We can differentiate this equation to obtain the relationship between the derivatives of the function.

$$ f'(g(x))\cdot g'(x) = 1 $$

For this question, we are trying to find \(g'(1)\).

$$ g'(1)= \frac{1}{f'(g(1))} $$

Since the question mentions that \(f(0)=1\), \(g(1)=0\) must be true since \(f\) and \(g\) are inverses.

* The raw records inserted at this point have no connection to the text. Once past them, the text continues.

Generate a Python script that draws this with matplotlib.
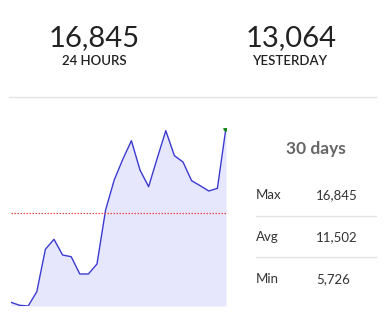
import matplotlib.pyplot as plt
from matplotlib.lines import Line2D

# valores diarios (30 days)
dias = list(range(26))
valores = [5957, 5770, 5726, 6618, 9262, 9885, 8906, 8800, 7722, 7722,
           8345, 11713, 13583, 14874, 16034, 14207, 13166, 14936, 16658, 15099,
           14706, 13540, 13228, 12897, 13064, 16845]

topo_valores = ["16,845", "13,064"]
topo_rotulos = ["24 HOURS", "YESTERDAY"]
stats_nomes = ["Max", "Avg", "Min"]
stats_valores = ["16,845", "11,502", "5,726"]
media = 11502

plt.rcParams['font.family'] = ['Lato', 'DejaVu Sans']

fig = plt.figure(figsize=(3.86, 3.23), dpi=100)
W, H = 386, 323

def fx(px):
    return px / W

def fy(py):
    return 1 - py / H

# numeros grandes no topo
for cx, v, r in zip([94, 291], topo_valores, topo_rotulos):
    fig.text(fx(cx), fy(38), v, ha="center", va="center", fontsize=21, color="#222222")
    fig.text(fx(cx), fy(61), r, ha="center", va="center", fontsize=9.5,
             color="#222222", fontweight="semibold")

# linha separadora
fig.add_artist(Line2D([fx(9), fx(376)], [fy(97.5), fy(97.5)], color="#e2e2e2", lw=1))

# grafico
ax = fig.add_axes([fx(11), fy(306), fx(226) - fx(11), (306 - 127.7) / H])
ax.fill_between(dias, valores, min(valores), color="#e6e6fc", lw=0)
ax.plot(dias, valores, color="#3a3ad0", lw=1)
ax.plot(dias[-1], valores[-1], "o", color="#1a8a1a", ms=3.6)
ax.axhline(media, color="#e84a4a", lw=0.9, ls=(0, (1.2, 1.2)))
ax.set_xlim(0, len(dias) - 1)
ax.set_ylim(min(valores), max(valores))
ax.axis("off")

# painel de estatisticas
fig.text(fx(316), fy(149), "30 days", ha="center", va="center", fontsize=12.5,
         color="#666666", fontweight="bold")
for i, (n, v) in enumerate(zip(stats_nomes, stats_valores)):
    y = 195 + i * 42
    fig.text(fx(256), fy(y), n, ha="left", va="center", fontsize=9.5, color="#333333")
    fig.text(fx(316), fy(y), v, ha="left", va="center", fontsize=9.5, color="#333333")
for y in [216, 257]:
    fig.add_artist(Line2D([fx(256), fx(376)], [fy(y), fy(y)], color="#e2e2e2", lw=1))

fig.savefig("out.png", dpi=100)
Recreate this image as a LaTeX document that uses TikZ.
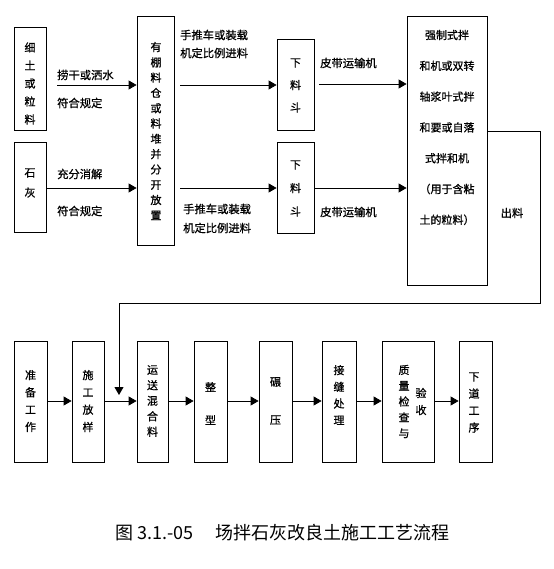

$$ g'(1)=\frac{1}{f'(0)} $$

Find \(f'(0)\):

$$ f(x)=(2x+1)^3 $$ $$ f'(x)=6(2x+1)^2 $$ $$ f'(0)=6 $$

Putting it all together:

$$ g'(1)=\boxed{\frac{1}{6}}$$ We can swap \(x\) and \(y\) values to obtain the equation of the inverse function. $$ y=(2x+1)^3 $$ $$ x=(2y+1)^3 $$

Solve for \(y\):

$$ \sqrt[3]{x}=2y+1 $$ $$ y = \frac{\sqrt[3]{x}}{2}-\frac{1}{2} $$

The inverse function \(g\) can be differentiated:

$$ g(x)=\frac{1}{2}x^{\frac{1}{3}}-\frac{1}{2} $$ $$ g'(x)=\frac{1}{6}x^{-\frac{2}{3}} $$ $$ g'(1) = \frac{1}{6}(1)^{-\frac{2}{3}} $$ $$ g'(1)= \boxed{\frac{1}{6}} $$